Slowly, like ghosts in the night, the SAS men spread out around the Chateau and waited. Their watches provided them with the time, but time always seemed to slow down when they were on patrol. Half the team split up, targeting the German guards with their sniper rifles, the other half waited in position to charge the gates.
We should do one of the stunts that rat bastard put us on film doing, Dwynn thought grimly. Abseiling ninja-style into the compound and kidnapping him without anyone any the wiser. Against stoned-out ragheads I might have tried, but the SS is way too disciplined for that to…

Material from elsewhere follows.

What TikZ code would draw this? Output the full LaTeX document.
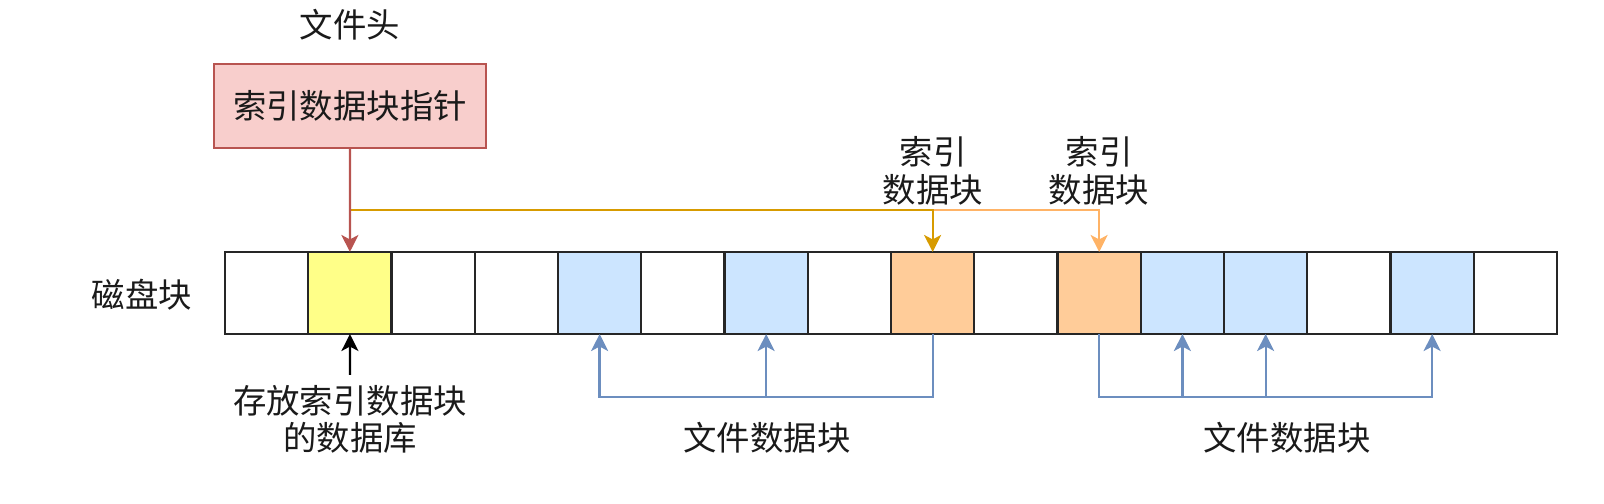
\documentclass[tikz,border=0pt]{standalone}
\usepackage{fontspec}
\setmainfont{Noto Sans CJK SC}
\usetikzlibrary{arrows.meta}
\definecolor{redstroke}{HTML}{B85450}
\definecolor{redfill}{HTML}{F8CECC}
\definecolor{yelfill}{HTML}{FFFF88}
\definecolor{orafill}{HTML}{FFCC99}
\definecolor{bluefill}{HTML}{CCE5FF}
\definecolor{bluestroke}{HTML}{6C8EBF}
\definecolor{oradark}{HTML}{D79B00}
\definecolor{oralight}{HTML}{FFB366}
\definecolor{txt}{HTML}{1A1A1A}
\tikzset{
  cell/.style={draw=black!85, line width=0.65pt, minimum width=0.8325cm, minimum height=0.82cm, inner sep=0pt, outer sep=0pt},
  lbl/.style={text=txt, font=\fontsize{9.5pt}{10.4pt}\selectfont, inner sep=0pt, align=center},
  tip/.style={-{Stealth[length=0.17cm, width=0.17cm, inset=0.045cm]}},
  redline/.style={draw=redstroke, line width=0.65pt, tip},
  oraD/.style={draw=oradark, line width=0.65pt, tip},
  oraL/.style={draw=oralight, line width=0.65pt, tip},
  bluearrow/.style={draw=bluestroke, line width=0.65pt, tip},
  blackarrow/.style={draw=black, line width=0.65pt, tip}
}
\begin{document}
\begin{tikzpicture}[x=0.01cm, y=-0.01cm]
\useasboundingbox (0,0) rectangle (1604,504);
% header
\node[lbl] (head) at (350,25) {文件头};
\node[draw=redstroke, fill=redfill, line width=0.7pt, minimum width=2.72cm, minimum height=0.84cm, inner sep=0pt, text=txt, font=\fontsize{9.5pt}{10.4pt}\selectfont] (ptr) at (350,106) {索引数据块指针};
% cells
\foreach \i/\col in {0/white,1/yelfill,2/white,3/white,4/bluefill,5/white,6/bluefill,7/white,8/orafill,9/white,10/orafill,11/bluefill,12/bluefill,13/white,14/bluefill,15/white}{
  \node[cell, fill=\col] (c\i) at ({225+83.25*(\i+0.5)},293) {};
}
\node[lbl] (disk) at (142,295) {磁盘块};
% index labels
\node[lbl, font=\fontsize{9.5pt}{10.8pt}\selectfont] (idx1) at (933,171) {索引\\数据块};
\node[lbl, font=\fontsize{9.5pt}{10.8pt}\selectfont] (idx2) at (1099,171) {索引\\数据块};
% orange connectors
\coordinate (j1) at (350,210);
\coordinate (j2) at (933,210);
\draw[oraL] (j2) -| (c10.north);
\draw[oraD] (j1) -| (c8.north);
% red pointer
\draw[redline] (ptr.south) -- (c1.north);
% bottom label of yellow cell
\node[lbl, anchor=north] (store) at (350,385) {存放索引数据块\\的数据库};
\draw[blackarrow, shorten <=0.1cm] (store.north) -- (c1.south);
% blue connectors
\coordinate (ylow) at (0,397);
\draw[bluearrow] (c8.south) |- (c4.south |- ylow) -- (c4.south);
\draw[bluearrow] (c6.south |- ylow) -- (c6.south);
\draw[bluearrow] (c10.south) |- (c14.south |- ylow) -- (c14.south);
\draw[bluearrow] (c11.south |- ylow) -- (c11.south);
\draw[bluearrow] (c12.south |- ylow) -- (c12.south);
\node[lbl] (file1) at (767,438) {文件数据块};
\node[lbl] (file2) at (1287,438) {文件数据块};
\end{tikzpicture}
\end{document}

Even the SAS team was stunned by the sudden and violent explosion as the barracks blew apart. A hail of shots rang out in the night as the snipers fired, hunting down the SS men in the open and slaughtering them before they could react. Dwynn picked up the Stinger missile and fired; directly at the gates. A second explosion blossomed in the night, the five team members ran forward, covered by the snipers. A German jumped up and aimed his rifle; he was dead before he could squeeze the trigger.
“Now,” Dwynn subvocalised, as they quickly checked the grounds. Yates launched a second Stinger, targeted on the main door. The explosion shattered the door and Dwynn ran up, pausing only to toss a tear gas grenade through the hole. An SS man stumbled, coughing in sudden panic, and Dwynn shot him quickly, before running in.
“Secure the door,” he snapped, and ran down the corridor, trusting Benton to follow him. A form leapt up in front of him and he fired without thinking; a pyjama-clad SS man fell over backwards, missing half of his head. He kicked down the door to the main bedroom and jumped through, scanning the room. It seemed to be empty, but an infrared scan revealed the form hiding at the end of the room, in the shadows.
“We’ve come to get you out,” he called, in his bad German. Before beginning his SAS training, it had been worse. “Field Marshall, stand up please.”
The condemned man gets a good bed, Rommel thought wryly, as he turned in for the night. It was a good bed, nice and soft in all the right places, designed subtly to roll to bodies together in the night. He missed his wife, or even his temporary mistress; the room was just made for romance. Skorzeny had thought that it was soft, but until the Fuhrer passed judgement on him it would be well to avoid cold cells and torture.